Le pou, métaphore ou lapsus de l'antisémite ?
L'animalisation est un procédé fréquent dans le discours antisémite. Explications.
Le dossier publié cette semaine par Le Point met en avant le livre publié au Seuil par Florent Brayard, Auschwitz, enquête sur un complot nazi. Une des qualités de cet ouvrage est d'analyser avec précision les divers discours prononcés par Heinrich Himmler au cours de la guerre. L'un d'entre eux a retenu notre attention. Il est dit par le chef des SS le 24 avril 1943 devant les hauts responsables de la SS à Kharkov, en Ukraine : "Il en va de l'antisémitisme comme de l'épouillage. Détruire les poux ne relève pas d'une conception du monde. C'est une question de propreté. De la même manière exactement, l'antisémitisme n'a pas été pour nous une question de conception du monde, mais nous n'aurons bientôt plus de poux. Nous n'avons plus que 20 000 poux et, après, toute l'Allemagne en sera débarrassée."

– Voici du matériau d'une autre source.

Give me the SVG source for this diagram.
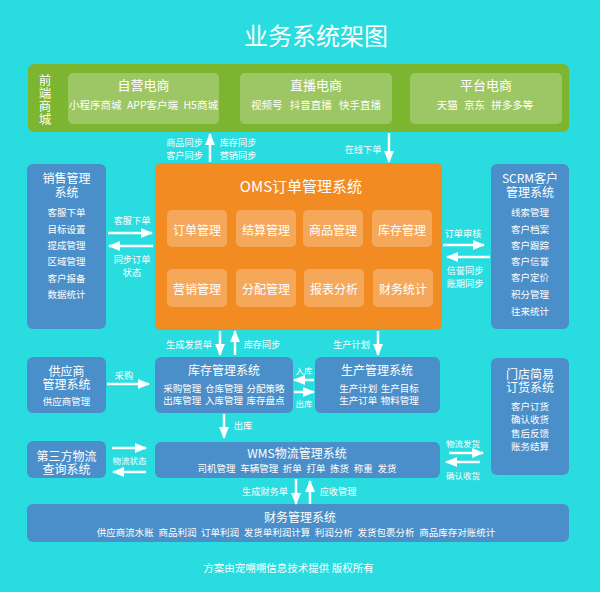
<svg xmlns="http://www.w3.org/2000/svg" width="600" height="592" viewBox="0 0 600 592">
<style>
text{font-family:"Noto Sans CJK SC","Noto Sans",sans-serif;fill:#fff;text-anchor:middle;dominant-baseline:central}
.title{font-size:24px}
.h1{font-size:13px}
.vt{font-size:12.5px;writing-mode:vertical-rl;letter-spacing:0.5px}
.sub{font-size:10.5px}
.oms{font-size:15px}
.cell{font-size:12px}
.bt{font-size:12px}
.it{font-size:9.5px;word-spacing:1.5px}
.lb{font-size:9.2px}
.sm{font-size:8.5px}
.blue{fill:#4a8fc9}
.panel{fill:#fff;fill-opacity:0.25}
.conn line{stroke:#fff;stroke-width:2.5;marker-end:url(#ah)}
</style>
<defs>
<marker id="ah" viewBox="0 0 12 10" refX="11" refY="5" markerWidth="12" markerHeight="10" markerUnits="userSpaceOnUse" orient="auto">
<path d="M0,0 L12,5 L0,10 z" fill="#fff"/>
</marker>
</defs>
<rect width="600" height="592" fill="#28dcdf"/>
<text class="title" x="316" y="34">业务系统架图</text>

<g id="frontend">
<rect x="28" y="64" width="541" height="68" rx="6" fill="#7cb530"/>
<text class="vt" x="45" y="99.5">前端商城</text>
</g>
<g id="ziying">
<rect class="panel" x="68" y="73" width="151" height="51" rx="5"/>
<text class="h1" x="143.5" y="84">自营电商</text>
<text class="sub" x="143.5" y="104" style="word-spacing:3px">小程序商城 APP客户端 H5商城</text>
</g>
<g id="zhibo">
<rect class="panel" x="240" y="73" width="152" height="51" rx="5"/>
<text class="h1" x="316" y="84">直播电商</text>
<text class="sub" x="316" y="104" style="word-spacing:5px">视频号 抖音直播 快手直播</text>
</g>
<g id="pingtai">
<rect class="panel" x="410" y="73" width="152" height="51" rx="5"/>
<text class="h1" x="486" y="84">平台电商</text>
<text class="sub" x="485" y="104" style="word-spacing:4px">天猫 京东 拼多多等</text>
</g>

<g id="oms">
<rect x="155" y="163" width="287" height="167" rx="6" fill="#f28b22"/>
<text class="oms" x="301" y="185">OMS订单管理系统</text>
<rect class="panel" x="167" y="210" width="60" height="37" rx="5"/>
<rect class="panel" x="236" y="210" width="60" height="37" rx="5"/>
<rect class="panel" x="303" y="210" width="60" height="37" rx="5"/>
<rect class="panel" x="372" y="210" width="60" height="37" rx="5"/>
<rect class="panel" x="167" y="269" width="60" height="38" rx="5"/>
<rect class="panel" x="236" y="269" width="60" height="38" rx="5"/>
<rect class="panel" x="304" y="269" width="60" height="38" rx="5"/>
<rect class="panel" x="373" y="269" width="60" height="38" rx="5"/>
<text class="cell" x="197" y="229">订单管理</text>
<text class="cell" x="266" y="229">结算管理</text>
<text class="cell" x="333" y="229">商品管理</text>
<text class="cell" x="402" y="229">库存管理</text>
<text class="cell" x="197" y="288">营销管理</text>
<text class="cell" x="266" y="288">分配管理</text>
<text class="cell" x="334" y="288">报表分析</text>
<text class="cell" x="403" y="288">财务统计</text>
</g>

<g id="sales">
<rect class="blue" x="27" y="164" width="79" height="165" rx="6"/>
<text class="bt" x="66.5" y="177">销售管理<tspan x="66.5" dy="14">系统</tspan></text>
<text class="it" x="66.5" y="212">客服下单</text>
<text class="it" x="66.5" y="229">目标设置</text>
<text class="it" x="66.5" y="245">提成管理</text>
<text class="it" x="66.5" y="261">区域管理</text>
<text class="it" x="66.5" y="278">客户报备</text>
<text class="it" x="66.5" y="294">数据统计</text>
</g>

<g id="scrm">
<rect class="blue" x="491" y="164" width="78" height="165" rx="6"/>
<text class="bt" x="530" y="177">SCRM客户<tspan x="530" dy="14">管理系统</tspan></text>
<text class="it" x="530" y="212">线索管理</text>
<text class="it" x="530" y="229">客户档案</text>
<text class="it" x="530" y="245">客户跟踪</text>
<text class="it" x="530" y="261">客户信誉</text>
<text class="it" x="530" y="277">客户定价</text>
<text class="it" x="530" y="294">积分管理</text>
<text class="it" x="530" y="311">往来统计</text>
</g>

<g id="supplier">
<rect class="blue" x="27" y="357" width="79" height="56" rx="6"/>
<text class="bt" x="66.5" y="370">供应商<tspan x="66.5" dy="13">管理系统</tspan></text>
<text class="it" x="66.5" y="401">供应商管理</text>
</g>

<g id="inventory">
<rect class="blue" x="155" y="357" width="138" height="56" rx="6"/>
<text class="bt" x="224" y="369">库存管理系统</text>
<text class="it" x="224" y="388">采购管理 仓库管理 分配策略<tspan x="224" dy="12">出库管理 入库管理 库存盘点</tspan></text>
</g>

<g id="production">
<rect class="blue" x="315" y="357" width="125" height="56" rx="6"/>
<text class="bt" x="377" y="369">生产管理系统</text>
<text class="it" x="379" y="388">生产计划 生产目标<tspan x="379" dy="12">生产订单 物料管理</tspan></text>
</g>

<g id="store">
<rect class="blue" x="491" y="358" width="78" height="117" rx="6"/>
<text class="bt" x="530" y="373">门店简易<tspan x="530" dy="13">订货系统</tspan></text>
<text class="it" x="530" y="406">客户订货</text>
<text class="it" x="530" y="419">确认收货</text>
<text class="it" x="530" y="433">售后反馈</text>
<text class="it" x="530" y="446">账务结算</text>
</g>

<g id="thirdparty">
<rect class="blue" x="27" y="441" width="79" height="37" rx="6"/>
<text class="bt" x="66.5" y="455">第三方物流<tspan x="66.5" dy="13">查询系统</tspan></text>
</g>

<g id="wms">
<rect class="blue" x="155" y="442" width="285" height="36" rx="6"/>
<text class="bt" x="297" y="452">WMS物流管理系统</text>
<text class="it" x="297" y="468" style="word-spacing:2.5px">司机管理 车辆管理 折单 打单 拣货 称重 发货</text>
</g>

<g id="finance">
<rect class="blue" x="27" y="504" width="542" height="38" rx="6"/>
<text class="bt" x="300" y="516">财务管理系统</text>
<text class="it" x="296" y="532" style="word-spacing:2.5px">供应商流水账 商品利润 订单利润 发货单利润计算 利润分析 发货包裹分析 商品库存对账统计</text>
</g>

<g class="conn" id="connectors">
<line x1="210" y1="162" x2="210" y2="134"/>
<line x1="389" y1="133" x2="389" y2="162"/>
<line x1="108" y1="233" x2="152" y2="233"/>
<line x1="153" y1="246" x2="109" y2="246"/>
<line x1="443" y1="245" x2="484" y2="245"/>
<line x1="490" y1="257" x2="447" y2="257"/>
<line x1="107" y1="384" x2="149" y2="384"/>
<line x1="220" y1="331" x2="220" y2="355"/>
<line x1="235" y1="355" x2="235" y2="331"/>
<line x1="378" y1="331" x2="378" y2="355"/>
<line x1="314" y1="380" x2="294" y2="380"/>
<line x1="294" y1="392" x2="314" y2="392"/>
<line x1="224" y1="414" x2="224" y2="438"/>
<line x1="112" y1="448" x2="146" y2="448"/>
<line x1="146" y1="472" x2="113" y2="472"/>
<line x1="449" y1="453" x2="483" y2="453"/>
<line x1="480" y1="462" x2="446" y2="462"/>
<line x1="296" y1="479" x2="296" y2="504"/>
<line x1="310" y1="504" x2="310" y2="481"/>
<text class="lb" x="184.5" y="142">商品同步<tspan x="184.5" dy="13">客户同步</tspan></text>
<text class="lb" x="238" y="142">库存同步<tspan x="238" dy="13">营销同步</tspan></text>
<text class="lb" x="363" y="149">在线下单</text>
<text class="lb" x="132" y="220">客服下单</text>
<text class="lb" x="132" y="259">同步订单<tspan x="132" dy="13">状态</tspan></text>
<text class="lb" x="463" y="233">订单审核</text>
<text class="lb" x="465" y="270">信誉同步<tspan x="465" dy="13">账期同步</tspan></text>
<text class="lb" x="124" y="375">采购</text>
<text class="lb" x="189" y="344">生成发货单</text>
<text class="lb" x="262" y="344">库存同步</text>
<text class="lb" x="351.5" y="344">生产计划</text>
<text class="sm" x="304" y="370">入库</text>
<text class="sm" x="304" y="403">出库</text>
<text class="lb" x="243" y="425">出库</text>
<text class="sm" x="129.5" y="460">物流状态</text>
<text class="sm" x="463" y="443">物流发货</text>
<text class="sm" x="463" y="475">确认收货</text>
<text class="lb" x="265" y="491">生成财务单</text>
<text class="lb" x="338" y="491">应收管理</text>
</g>

<text class="sub" x="288.5" y="567">方案由宠嗍嗍信息技术提供 版权所有</text>
</svg>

À plusieurs reprises, Himmler file la métaphore du "pou" pour désigner les juifs. Animalisation fréquente dans le discours antisémite que l'on retrouva également dans un documentaire commandité par Goebbels, responsable de la propagande, qui alterne la vision d'un groupe de juifs avec un plan montrant des rats. Mais cette récurrence du "pou" a bien entendu réveillé en nous les déclarations abominables de Louis Darquier de Pellepoix, ancien commissaire aux Affaires juives entre 1942 et 1944, lorsqu'elles furent retrouvées par L'Express : "Je vais vous dire, moi, ce qui s'est passé exactement à Auschwitz. On a gazé. Oui, c'est vrai. Mais on n'a gazé que des poux."
"À Auschwitz, on n'a gazé que des juifs"
Personne n'a oublié cette phrase mise en couverture de L'Express du 28 octobre 1978 qui avait à l'époque provoqué un scandale considérable. Mais l'avait-on bien comprise ? Le journaliste avait alors demandé à Darquier de préciser et l'antisémite avait ajouté : "Je veux dire que lorsque les juifs sont arrivés au camp on les a fait déshabiller, comme il est normal, avant de les conduire à la douche. Pendant ce temps-là, on désinfectait leurs vêtements."
En 1978 et depuis, cette phrase-choc fut donc interprétée comme un déni pur et simple de la Shoah. Mais fidèle à la phraséologie et à l'idéologie nazies, qui assimilait les juifs à des poux, Darquier avouait, consciemment ou non, comme dans un lapsus, la réalité de la Shoah. Il fallait donc lire aussi : "À Auschwitz, on n'a gazé que des juifs." Mais cette assimilation, à une époque où les discours d'Himmler étaient encore peu connus, était impossible pour le lecteur. Elle permet aujourd'hui de mieux comprendre cette phrase révisionniste, qui marqua la France et le réveil de la mémoire juive.